I think there were twenty On-board Transport Vehicles altogether: five for each tube. The port-tube OTVs travelled clockwise; the starboard-tube OTVs went anti-clockwise. You could catch them in either direction on both A and B decks, continuously. And if you wanted to get from the port to the starboard tube in a hurry, every street had a street shuttle.

The street shuttles were like mini-OTVs. They weren’t enclosed, though. And they didn’t contain seats. They were just moving platforms with hand-grips. It’s amazing to think how easy we had it then. Imagine! A special vehicle, just to carry us from one end of a street to the other! Not that most of us used street shuttles. We were supposed to walk as much as we could – and sometimes we even ran. Sometimes the younger Shifters would
race
the street shuttles, which weren’t very fast. That was one of the attractions of racing, I guess; the fact that you would generally win, if you were competing against a street shuttle.

It was always hard to stop the little kids from running in non-designated areas.

Speaking of non-designated areas, my family’s cabin was in a residential pressure cell with a lot of other large cabins. Haemon’s family lived on our street. Yestin’s family lived just above us, on B deck. Our cell wasn’t far from pump station number two, with its air pump, its filtration pump, and its photosynthesis machines. Oh – and it didn’t take us long to get to the Health Centre, either. That was in an open deck cell, free of streets and bulkheads. On both decks of this pressure cell there were courts and gymnasiums, and enough open space to kick a ball around.

Not that you could just wander in to play ball whenever you felt like it. Access to the Health Centre was strictly rationed, so that everyone received enough ‘free-motion’ exercise time. Competitive sport took place on Sundays, and you could watch the games if you felt like it.

Everything had been carefully thought out for our comfort and convenience. I can hardly believe that now. I can hardly believe we were so important.

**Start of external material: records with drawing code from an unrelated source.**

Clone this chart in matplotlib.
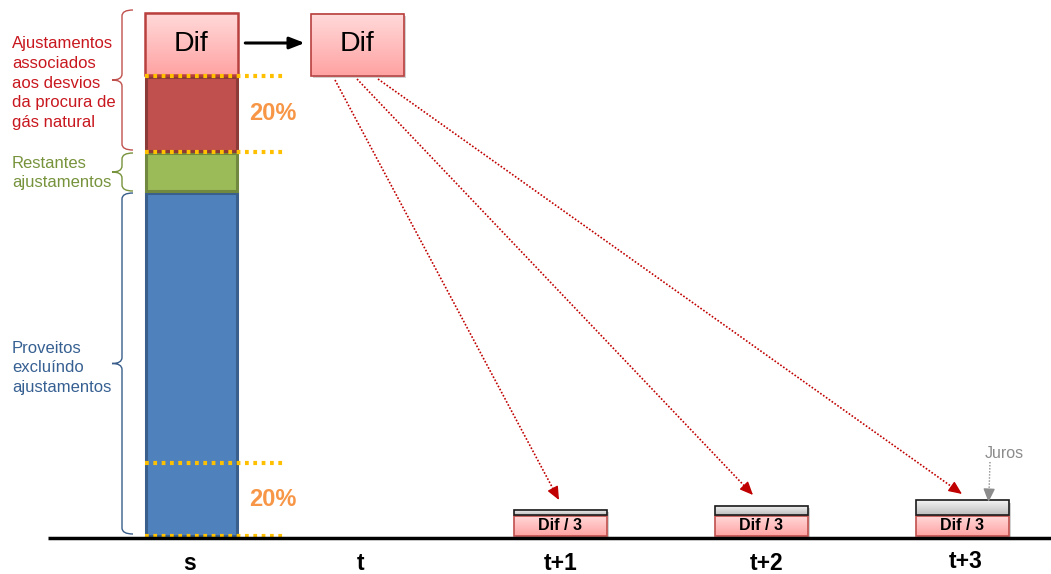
import matplotlib
matplotlib.use("Agg")
import matplotlib.pyplot as plt
import numpy as np
from matplotlib.path import Path
from matplotlib.patches import PathPatch, Rectangle
from matplotlib.colors import LinearSegmentedColormap

plt.rcParams['font.family'] = ['Liberation Sans', 'DejaVu Sans']

# ---------------- data ----------------
periods = ["s", "t", "t+1", "t+2", "t+3"]
# stacked components of year s (bottom -> top)
seg_names = ["Proveitos\nexcluíndo\najustamentos", "Restantes\najustamentos", "", "Dif"]
seg_values = [345, 40, 76, 64]
band_20 = 74                      # height of the 20% bands
band_label = "20%"
# recovery in t+1..t+3
dif3_values = [21, 21, 21]
juros_values = [5.5, 9.5, 15]
dif_label = "Dif"
dif3_label = "Dif / 3"
juros_label = "Juros"
red_label = "Ajustamentos\nassociados\naos desvios\nda procura de\ngás natural"

# ---------------- layout ----------------
fig = plt.figure(figsize=(10.51, 5.74), dpi=100)
ax = fig.add_axes([0, 0, 1, 1])
ax.set_axis_off()

x_pos = [191, 357, 560, 761, 962]
bar_w = 93
label_x = [190, 361, 561, 767, 966]
label_y = [-26, -26, -26, -26.5, -25]

pink_cmap = LinearSegmentedColormap.from_list("pink", ["#FFA3A3", "#FFDADA"])
gray_cmap = LinearSegmentedColormap.from_list("gray", ["#BEBEBE", "#F4F4F4"])


def grad_box(xc, y0, h, w, cmap, edge, lw=1.2, shadow=True, z=3):
    x0 = xc - w / 2
    if shadow:
        ax.add_patch(Rectangle((x0 + 2, y0 - 2.5), w, h, facecolor="#000000",
                               alpha=0.18, edgecolor="none", zorder=z - 0.5))
    g = np.linspace(0, 1, 64).reshape(-1, 1)
    ax.imshow(g, extent=[x0, x0 + w, y0, y0 + h], origin="lower", aspect="auto",
              cmap=cmap, zorder=z, interpolation="bilinear")
    ax.add_patch(Rectangle((x0, y0), w, h, facecolor="none", edgecolor=edge,
                           lw=lw, zorder=z + 0.1))


def brace(x_end, x_spine, x_tip, y_bot, y_top, color, r=6):
    ym = (y_bot + y_top) / 2
    verts = [(x_end, y_top), (x_spine, y_top), (x_spine, y_top - r),
             (x_spine, ym + r),
             (x_spine, ym), (x_tip, ym),
             (x_spine, ym), (x_spine, ym - r),
             (x_spine, y_bot + r),
             (x_spine, y_bot), (x_end, y_bot)]
    codes = [Path.MOVETO, Path.CURVE3, Path.CURVE3, Path.LINETO,
             Path.CURVE3, Path.CURVE3, Path.CURVE3, Path.CURVE3,
             Path.LINETO, Path.CURVE3, Path.CURVE3]
    ax.add_patch(PathPatch(Path(verts, codes), facecolor="none",
                           edgecolor=color, lw=1.0, zorder=4))


# ---------------- stacked bar s ----------------
bottoms = np.concatenate([[0], np.cumsum(seg_values)[:-1]])
seg_face = ["#4F81BD", "#9BBB59", "#C0504D"]
seg_edge = ["#3A5F8D", "#71893F", "#8C3A38"]
for i in range(3):
    ax.bar(x_pos[0], seg_values[i] - 1.5, bottom=bottoms[i] + 0.75, width=bar_w - 2,
           color=seg_face[i], edgecolor=seg_edge[i], lw=2.2, zorder=3)
# Dif segment (gradient)
grad_box(x_pos[0], bottoms[3] + 1, seg_values[3] - 1.5, bar_w, pink_cmap, "#B8403E",
         lw=1.8, shadow=False)
ax.text(x_pos[0], bottoms[3] + seg_values[3] / 2, dif_label, ha="center",
        va="center", fontsize=20.5, zorder=6)

# Dif box in t
grad_box(x_pos[1], bottoms[3] + 0.5, seg_values[3] - 2, bar_w, pink_cmap, "#B8403E", lw=1.2)
ax.text(x_pos[1], bottoms[3] + seg_values[3] / 2, dif_label, ha="center",
        va="center", fontsize=20.5, zorder=6)
ax.annotate("", xy=(x_pos[1] - bar_w / 2 - 3, bottoms[3] + seg_values[3] / 2 + 1),
            xytext=(x_pos[0] + bar_w / 2 + 5, bottoms[3] + seg_values[3] / 2 + 1),
            arrowprops=dict(arrowstyle="-|>,head_length=0.9,head_width=0.35",
                            color="black", lw=2.2), zorder=6)

# dotted 20% bands
top_red = bottoms[2] + seg_values[2]
dot_levels = [top_red, bottoms[2], band_20, 1]
for yl in dot_levels:
    ax.plot([x_pos[0] - bar_w / 2, 283], [yl, yl], color="#FFC000", lw=3,
            linestyle=(0, (0.9, 1.1)), zorder=5, solid_capstyle="butt",
            dash_capstyle="butt")
ax.text(273, (top_red + bottoms[2]) / 2 + 1, band_label, ha="center", va="center",
        fontsize=17, fontweight="bold", color="#F79646", zorder=6)
ax.text(273, band_20 / 2 + 0.5, band_label, ha="center", va="center",
        fontsize=17, fontweight="bold", color="#F79646", zorder=6)

# braces + labels
brace(133, 122, 112, bottoms[2] + 2, bottoms[3] + seg_values[3] + 2, "#C0504D")
brace(133, 122, 112, bottoms[1] + 1, bottoms[1] + seg_values[1] - 1, "#77933C")
brace(133, 122, 112, 3, seg_values[0] - 1, "#385D8A")
ax.text(12, 454, red_label, ha="left", va="center", fontsize=12,
        color="#C8171E", linespacing=1.41)
ax.text(12, 364, seg_names[1], ha="left", va="center", fontsize=12,
        color="#77933C", linespacing=1.41)
ax.text(12, 169, seg_names[0], ha="left", va="center", fontsize=12,
        color="#376092", linespacing=1.41)

# ---------------- recovery bars ----------------
for k in range(3):
    xc = x_pos[2 + k]
    grad_box(xc, 1, dif3_values[k] - 0.5, bar_w, pink_cmap, "#C0504D", lw=1.2)
    ax.text(xc, 1 + dif3_values[k] / 2, dif3_label, ha="center", va="center",
            fontsize=11.5, fontweight="bold", zorder=6)
    grad_box(xc, dif3_values[k] + 1, juros_values[k], bar_w, gray_cmap, "#1A1A1A", lw=1.2)

# red dotted arrows from Dif box to the recovery bars
starts = [(335, 457), (357, 458), (378, 458)]
ends = [(559, 37), (753, 42), (962, 43)]
for (xs, ys), (xe, ye) in zip(starts, ends):
    d = np.array([xe - xs, ye - ys], dtype=float)
    d /= np.hypot(*d)
    xm, ym = xe - d[0] * 12, ye - d[1] * 12
    ax.plot([xs, xm], [ys, ym], color="#C00000", lw=1.2, linestyle=(0, (1, 1.1)), zorder=5)
    ax.annotate("", xy=(xe, ye), xytext=(xm, ym),
                arrowprops=dict(arrowstyle="-|>,head_length=0.8,head_width=0.35",
                                color="#C00000", lw=1.0, shrinkA=0, shrinkB=0), zorder=5)

# Juros annotation
ax.plot([990, 989], [75, 44], color="#8C8C8C", lw=1.0, linestyle=(0, (1, 1.2)), zorder=5)
ax.annotate("", xy=(988.5, 35), xytext=(989, 45),
            arrowprops=dict(arrowstyle="-|>,head_length=0.8,head_width=0.35",
                            color="#8C8C8C", lw=1.0, shrinkA=0, shrinkB=0), zorder=5)
ax.text(1004, 84, juros_label, ha="center", va="center", fontsize=11.5, color="#8C8C8C")

# baseline + period labels
ax.plot([48, 1051], [-1, -1], color="black", lw=2.5, zorder=6, solid_capstyle="butt")
for p, lx, ly in zip(periods, label_x, label_y):
    ax.text(lx, ly, p, ha="center", va="center", fontsize=16.5, fontweight="bold")

ax.set_xlim(0, 1051)
ax.set_ylim(-37, 537)
fig.savefig("out.png", dpi=100)
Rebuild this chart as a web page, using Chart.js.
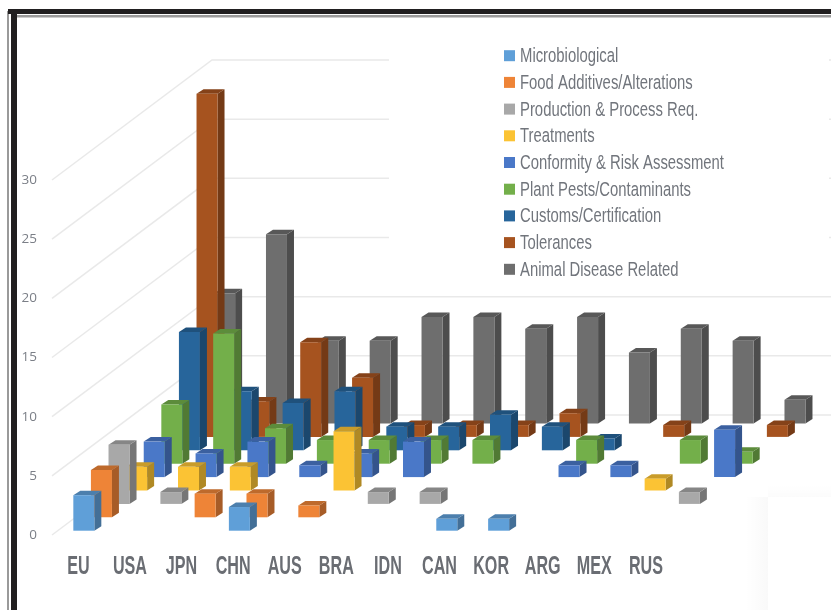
<!DOCTYPE html>
<html>
<head>
<meta charset="utf-8">
<style>
  html, body { margin: 0; padding: 0; background: #fff; }
  #wrap { width: 831px; height: 610px; position: relative; overflow: hidden; }
</style>
<script src="https://cdn.jsdelivr.net/npm/chart.js@4"></script>
</head>
<body>
<div id="wrap"><canvas id="chart" width="831" height="610"></canvas></div>
<script>
// Market groups along the floor of the 3D chart
const countries = ['EU','USA','JPN','CHN','AUS','BRA','IDN','CAN','KOR','ARG','MEX','RUS'];

// Measure counts per group, one list per depth row (front to back)
const microbiological = [3,0,0,2,0,0,0,1,1,0,0,0];
const foodAdditives   = [4,0,2,2,1,0,0,0,0,0,0,0];
const productionReq   = [5,1,0,0,0,1,1,0,0,0,0,1];
const treatments      = [2,2,2,0,5,0,0,0,0,0,1,0];
const conformity      = [3,2,3,1,2,3,0,0,1,1,0,4];
const plantPests      = [5,11,3,2,2,2,2,0,2,0,2,1];
const customs         = [10,5,4,5,2,2,3,2,1,0,0,0];
const tolerances      = [29,3,8,5,1,1,1,2,0,1,0,1];
const animalDisease   = [11,16,7,7,9,9,8,9,6,8,7,2];

const seriesNames = ['Microbiological','Food Additives/Alterations','Production & Process Req.','Treatments',
  'Conformity & Risk Assessment','Plant Pests/Contaminants','Customs/Certification','Tolerances','Animal Disease Related'];
const seriesValues = [microbiological,foodAdditives,productionReq,treatments,conformity,plantPests,customs,tolerances,animalDisease];
const seriesColors = ['#5f9fd8','#ee8437','#a8a8a8','#fbc334','#4a78c8','#73af4a','#27659b','#a6531f','#6e6e6e'];

// Projection of the 3D look
const ROW_DX = 17.6, ROW_DY = -13.4, ROW_BASE_DY = -4.3;
const BOX_DX = 7, BOX_DY = 4.5;
const WALL_DX = 160, WALL_DY = -120, WALL_START_X = 52, WALL_END_X = 831;

function shade(hex, f) {
  const n = parseInt(hex.slice(1), 16);
  const c = [n >> 16, (n >> 8) & 255, n & 255].map(v => Math.round(v * f));
  return `rgb(${c[0]},${c[1]},${c[2]})`;
}

// Squeezed text: draws with a horizontal scale so the face reads as a condensed display font
function narrowText(ctx, text, x, y, font, color, sx, align) {
  ctx.save();
  ctx.font = font;
  ctx.fillStyle = color;
  ctx.textBaseline = 'alphabetic';
  ctx.textAlign = align;
  ctx.translate(x, y);
  ctx.scale(sx, 1);
  ctx.fillText(text, 0, 0);
  ctx.restore();
}

const box3d = {
  id: 'box3d',
  beforeDraw(chart) {
    const { ctx } = chart;
    ctx.save();
    ctx.fillStyle = '#fff';
    ctx.fillRect(0, 0, 831, 610);
    // Frame of the slide
    ctx.fillStyle = '#9a9a9a';
    ctx.fillRect(7, 11, 2, 599);
    ctx.fillRect(16, 15, 815, 2.5);
    ctx.fillStyle = '#211f20';
    ctx.fillRect(8, 9, 823, 5);
    ctx.fillRect(11, 9, 6, 601);
    // Soft panel edge in the lower right corner
    let g = ctx.createLinearGradient(745, 0, 768, 0);
    g.addColorStop(0, 'rgba(0,0,0,0)');
    g.addColorStop(1, 'rgba(0,0,0,0.025)');
    ctx.fillStyle = g;
    ctx.fillRect(745, 497, 23, 113);
    g = ctx.createLinearGradient(0, 485, 0, 497);
    g.addColorStop(0, 'rgba(0,0,0,0)');
    g.addColorStop(1, 'rgba(0,0,0,0.015)');
    ctx.fillStyle = g;
    ctx.fillRect(768, 485, 63, 12);
    ctx.restore();
  },
  beforeDatasetsDraw(chart) {
    const { ctx, scales: { y } } = chart;
    ctx.save();
    ctx.strokeStyle = '#e9e9e9';
    ctx.lineWidth = 1.5;
    y.ticks.forEach(t => {
      const py = y.getPixelForValue(t.value);
      ctx.beginPath();
      ctx.moveTo(WALL_START_X, py);
      ctx.lineTo(WALL_START_X + WALL_DX, py + WALL_DY);
      ctx.lineTo(WALL_END_X, py + WALL_DY);
      ctx.stroke();
    });
    // White backdrop behind the legend
    ctx.fillStyle = '#fff';
    ctx.fillRect(389, 40, 440, 245);
    ctx.restore();
  },
  beforeDatasetDraw(chart, args) {
    const { ctx } = chart;
    const row = args.index;
    const color = seriesColors[row];
    ctx.save();
    ctx.translate(ROW_DX * row, ROW_DY * row + ROW_BASE_DY);
    args.meta.data.forEach(bar => {
      const p = bar.getProps(['x', 'y', 'base', 'width']);
      if (Math.abs(p.base - p.y) < 0.5) return;
      const l = p.x - p.width / 2, r = p.x + p.width / 2;
      ctx.fillStyle = shade(color, 0.7);
      ctx.beginPath();
      ctx.moveTo(r, p.y);
      ctx.lineTo(r + BOX_DX, p.y - BOX_DY);
      ctx.lineTo(r + BOX_DX, p.base - BOX_DY);
      ctx.lineTo(r, p.base);
      ctx.closePath();
      ctx.fill();
      ctx.fillStyle = shade(color, 0.8);
      ctx.beginPath();
      ctx.moveTo(l, p.y);
      ctx.lineTo(l + BOX_DX, p.y - BOX_DY);
      ctx.lineTo(r + BOX_DX, p.y - BOX_DY);
      ctx.lineTo(r, p.y);
      ctx.closePath();
      ctx.fill();
    });
  },
  afterDatasetDraw(chart) {
    chart.ctx.restore();
  },
  afterDraw(chart) {
    const { ctx, scales: { x } } = chart;
    // Country labels
    countries.forEach((name, i) => {
      narrowText(ctx, name, x.getPixelForTick(i) - 5.5 - i * 0.25, 574,
        'bold 26px "Liberation Sans"', '#6a6d73', 0.62, 'center');
    });
    // Legend
    seriesNames.forEach((name, i) => {
      const cy = 55.7 + i * 26.7;
      ctx.fillStyle = seriesColors[i];
      ctx.fillRect(504, cy - 5.5, 11, 11);
      narrowText(ctx, name, 520, cy + 6.5, '20.5px "Liberation Sans"', '#71757c', 0.725, 'left');
    });
  }
};

new Chart(document.getElementById('chart'), {
  type: 'bar',
  plugins: [box3d],
  data: {
    labels: countries,
    datasets: seriesNames.map((label, i) => ({
      label,
      data: seriesValues[i],
      backgroundColor: seriesColors[i],
      borderWidth: 0,
      grouped: false,
      clip: false,
      categoryPercentage: 1,
      barPercentage: 0.405
    }))
  },
  options: {
    responsive: false,
    animation: false,
    events: [],
    layout: { padding: { left: 0, right: 150.9, top: 180, bottom: 75 } },
    plugins: { legend: { display: false }, title: { display: false }, tooltip: { enabled: false } },
    scales: {
      x: {
        type: 'category',
        grid: { display: false },
        border: { display: false },
        ticks: { display: false },
        afterFit(s) { s.height = 0; }
      },
      y: {
        min: 0,
        max: 30,
        border: { display: false },
        grid: { display: false },
        ticks: {
          stepSize: 5,
          padding: 13,
          color: '#7b7f87',
          font: { family: '"Open Sans"', size: 13.5 }
        },
        afterFit(s) { s.width = 57.9; }
      }
    }
  }
});
</script>
</body>
</html>
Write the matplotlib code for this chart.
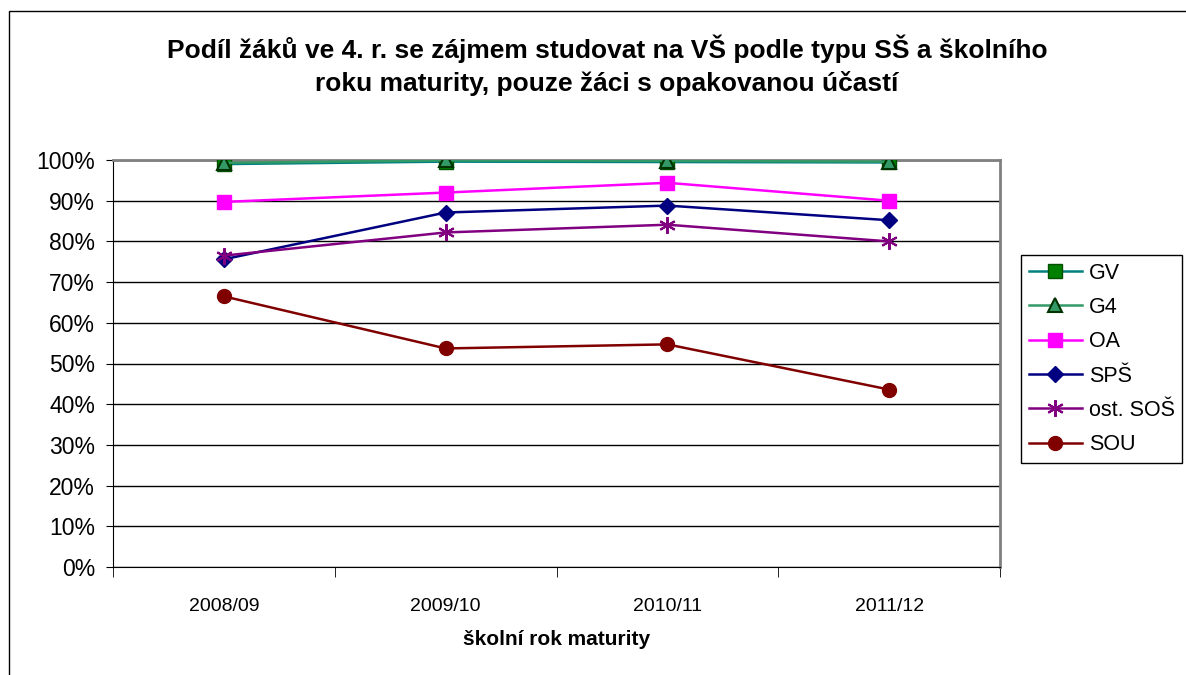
import matplotlib.pyplot as plt
from matplotlib.patches import Rectangle
from matplotlib.ticker import FixedLocator, PercentFormatter

years = ["2008/09", "2009/10", "2010/11", "2011/12"]

gv = [99.0, 99.6, 99.5, 99.4]
g4 = [99.3, 99.9, 99.8, 99.6]
oa = [89.7, 92.0, 94.4, 90.0]
sps = [75.6, 87.1, 88.8, 85.2]
ost_sos = [76.5, 82.2, 84.1, 80.0]
sou = [66.5, 53.7, 54.7, 43.6]

plt.rcParams['font.family'] = ['Liberation Sans', 'DejaVu Sans']

fig = plt.figure(figsize=(11.86, 6.75), dpi=100)
fig.patches.append(Rectangle((9 / 1186, -0.1), 1.2, 1 - 11 / 675 + 0.1,
                             transform=fig.transFigure, fill=False,
                             edgecolor='black', linewidth=1))

ax = fig.add_axes([113 / 1186, 1 - 567 / 675, 887 / 1186, 407 / 675])
x = range(len(years))

ax.plot(x, gv, color='#008080', lw=1.8, marker='s', ms=10,
        mfc='#008000', mec='#005000', label='GV', zorder=5)
ax.plot(x, g4, color='#339966', lw=1.8, marker='^', ms=10,
        mfc='#339966', mec='#003300', mew=1.5, label='G4', zorder=6)
ax.plot(x, oa, color='#FF00FF', lw=1.8, marker='s', ms=10,
        mfc='#FF00FF', mec='#FF00FF', label='OA', zorder=4)
ax.plot(x, sps, color='#000080', lw=1.8, marker='D', ms=8,
        mfc='#000080', mec='#000080', label='SPŠ', zorder=4)
ax.plot(x, ost_sos, color='#800080', lw=1.8, marker=(6, 2, 0), ms=12,
        mfc='#800080', mec='#800080', mew=1.5, label='ost. SOŠ', zorder=4)
ax.plot(x, sou, color='#800000', lw=1.8, marker='o', ms=10,
        mfc='#800000', mec='#800000', label='SOU', zorder=4)

ax.set_xlim(-0.5, 3.5)
ax.set_ylim(0, 100)
ax.set_yticks(range(0, 101, 10))
ax.yaxis.set_major_formatter(PercentFormatter(decimals=0))
ax.grid(axis='y', color='black', lw=1)
ax.set_axisbelow(True)

ax.set_xticks(list(x))
ax.set_xticklabels(years, fontsize=14)
ax.xaxis.set_minor_locator(FixedLocator([-0.5, 0.5, 1.5, 2.5, 3.5]))
ax.tick_params(axis='x', which='major', length=0, pad=22)
ax.tick_params(axis='x', which='minor', length=7, direction='out', color='black')
ax.tick_params(axis='y', length=5, direction='out', labelsize=16.5, pad=8)

for s in ['top', 'right']:
    ax.spines[s].set_color('#808080')
    ax.spines[s].set_linewidth(2)
ax.spines['left'].set_color('black')
ax.spines['bottom'].set_color('black')

ax.set_xlabel('školní rok maturity', fontsize=15, fontweight='bold', labelpad=11)

fig.text(607 / 1186, 1 - 65 / 675,
         'Podíl žáků ve 4. r. se zájmem studovat na VŠ podle typu SŠ a školního\n'
         'roku maturity, pouze žáci s opakovanou účastí',
         ha='center', va='center', fontsize=19, fontweight='bold', linespacing=1.42)

leg = ax.legend(loc='upper left', bbox_to_anchor=(1021 / 1186, 1 - 255 / 675),
                bbox_transform=fig.transFigure, fontsize=15.5, frameon=True,
                fancybox=False, edgecolor='black', framealpha=1,
                handlelength=2.5, handletextpad=0.3, labelspacing=0.62,
                borderpad=0.35, borderaxespad=0)
leg.get_frame().set_linewidth(1)

fig.savefig('out.png', dpi=100)
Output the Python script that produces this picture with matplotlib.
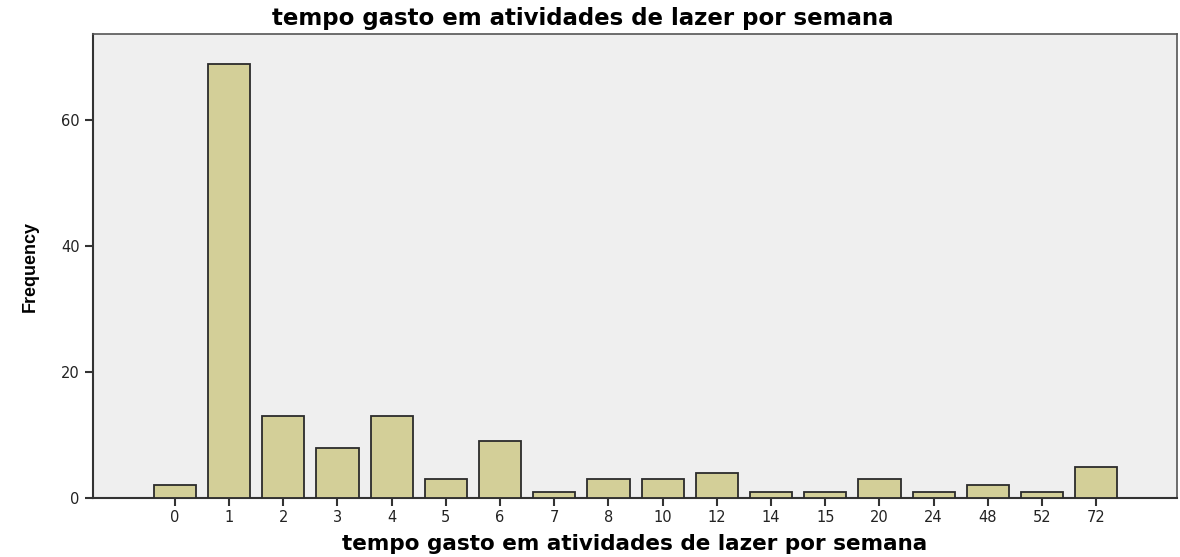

Why didn’t I savour it while I could?

Anyway, when I arrived back from Haemon’s party, my mother was already in our cabin. She was doing three things at once: loading the laundry dump, studying the Interface Array, and talking to someone at MedLab. In those days, Plexus had a very complex communication system. You could log on to the Visual Interlink Network (VIN) wherever there was an Interface Array, and the visuals would pop up like a window on a wall. (We used to call it Vindow, because of this portal effect.) There was also a voice patch sewn into the collar of every garment, which allowed you to talk to any person on board. The ID bands around our wrists did more than monitor our vital signs. Each one contained a genetic signature that served as a lock-in code. By tracking our genetic signatures, CAIP – our Core Artificial Intelligence Program – could route signals from one person to another.